Why is J.B. Pritzker ducking this debate?
Fifteen weeks ago, we offered the first of our 11 invitations to the campaign of J.B. Pritzker. Would he join Gov. Bruce Rauner and other candidates for governor in a spirited discussion with the Tribune Editorial Board?
We would host and livestream the session because voters by the thousands find that useful. Rank-and-file Illinoisans submit questions, including smart ones that previously haven’t been asked. We put some of those questions to the candidates.
Representatives of Republican Bruce Rauner, Conservative Sam McCann and Libertarian Kash Jackson agreed to meet. But the Pritzker campaign was mysteriously silent.
Pritzker has agreed to three more structured debates. Why wouldn’t he want a less formal give-and-take like the Tribune debate that he joined, and seemed to enjoy, before the March 20 primary? Illinois is a big state; we wondered if he’d be hundreds of miles away from Chicago on Friday, Sept. 14, the date we had worked out with other campaigns. No, it turns out Pritzker will be here in Chicago, before our 11 a.m. session, at a City Club event a mile away.
So what is Pritzker worried about? Maybe he thinks we’ll ask about the Tribune’s reporting on those embarrassing FBI recordings from 2008. Pritzker was hustling an appointment to statewide office from a corrupt Rod Blagojevich. As the two discussed which Democrat to stuff into which major office — no voters need participate — Pritzker evaluated black Illinois politicians from the “least offensive” to the “crass.”
Or maybe Pritzker is nervous about the Tribune investigation that found several offshore shell companies either wholly owned by J.B. Pritzker, his brother and business partner Anthony Pritzker, or that list other close associates as controlling executives. Recall that in March, after Pritzker’s campaign wouldn’t respond to inquiries about his finances, the Tribune sought out Pritzker at a campaign event at the University of Illinois at Urbana-Champaign. He quickly summoned a campaign press aide to run interference and declined to discuss his offshore dealings.
You’d think that if any candidate for governor frets about a Tribune grilling, it’s Rauner. His editorial board debate here with fellow Republican Jeanne Ives was widely viewed as a disaster for him, and that primary race turned out to be much tighter than anyone anticipated.
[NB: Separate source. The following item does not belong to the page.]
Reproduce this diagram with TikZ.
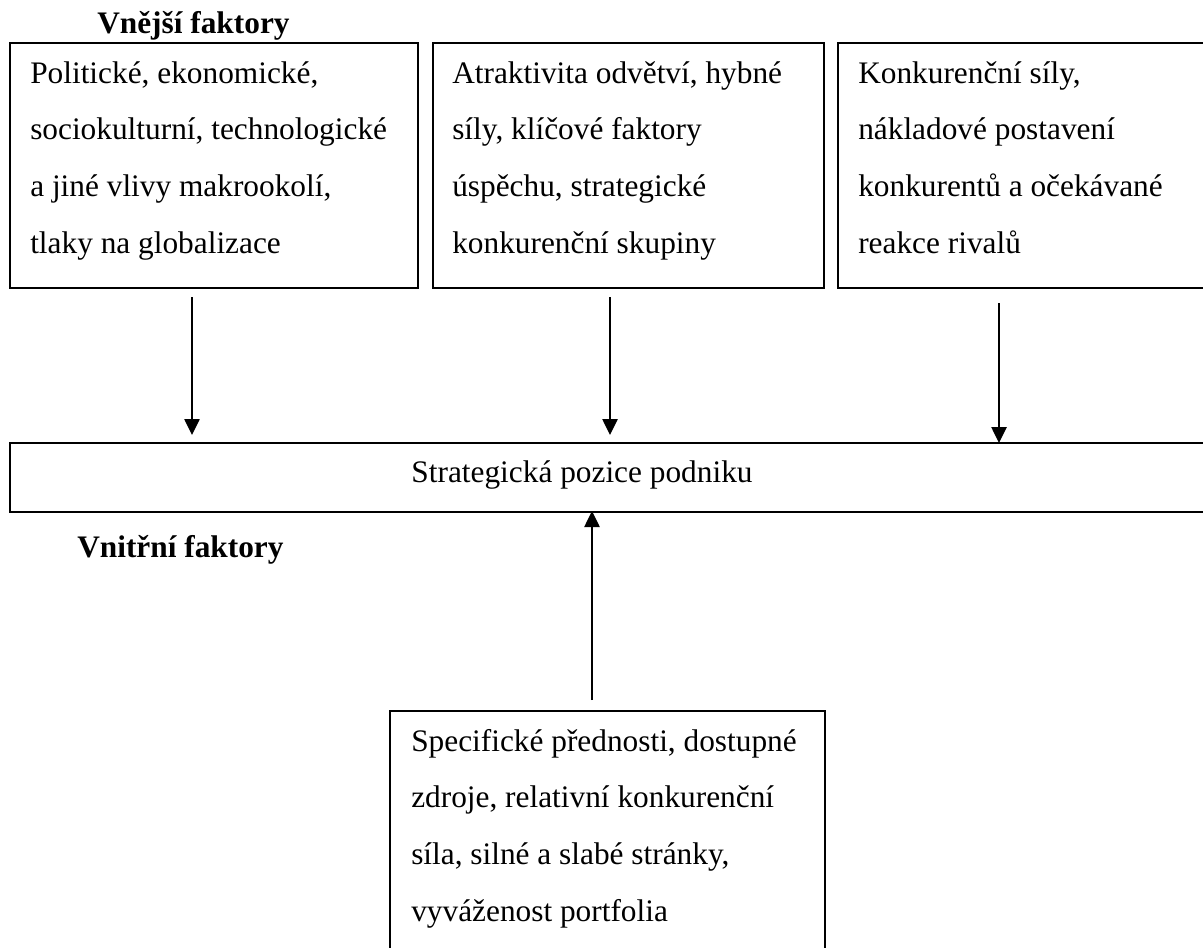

Yet Rauner will come to the Tribune, and Pritzker will not. So, voters, you’re denied a chance to see them together in what we promise would be a vigorous affair.
Without the Democratic candidate, there’s no genuine debate to be had. So we’ll interview the other three candidates individually. At 11 a.m. Friday, we’ll livestream our interview with Rauner; you can link to it from chicagotribune.com.
And Pritzker? No candidate owes us anything, and we want it no other way. Each candidate for governor does, though, owe candor and honesty to the people of Illinois.
With his or her decision on whether to confront other candidates, each of them displays a regard — high or low — for Illinois voters. If you’re curious, we don’t recall another candidate for governor refusing to meet with opponents at the Tribune. Even Rod Blagojevich, who grew so angry with Tribune editorials that he’s on FBI wiretaps trying to get our editorial board fired, had the moxie to show up and gamely answer every question.
Next Friday, Gov. Rauner will take questions from us and, by extension, from Illinois voters. There’ll be a chair next to him.
Mr. Pritzker, if you, too, have the moxie, you still can claim it.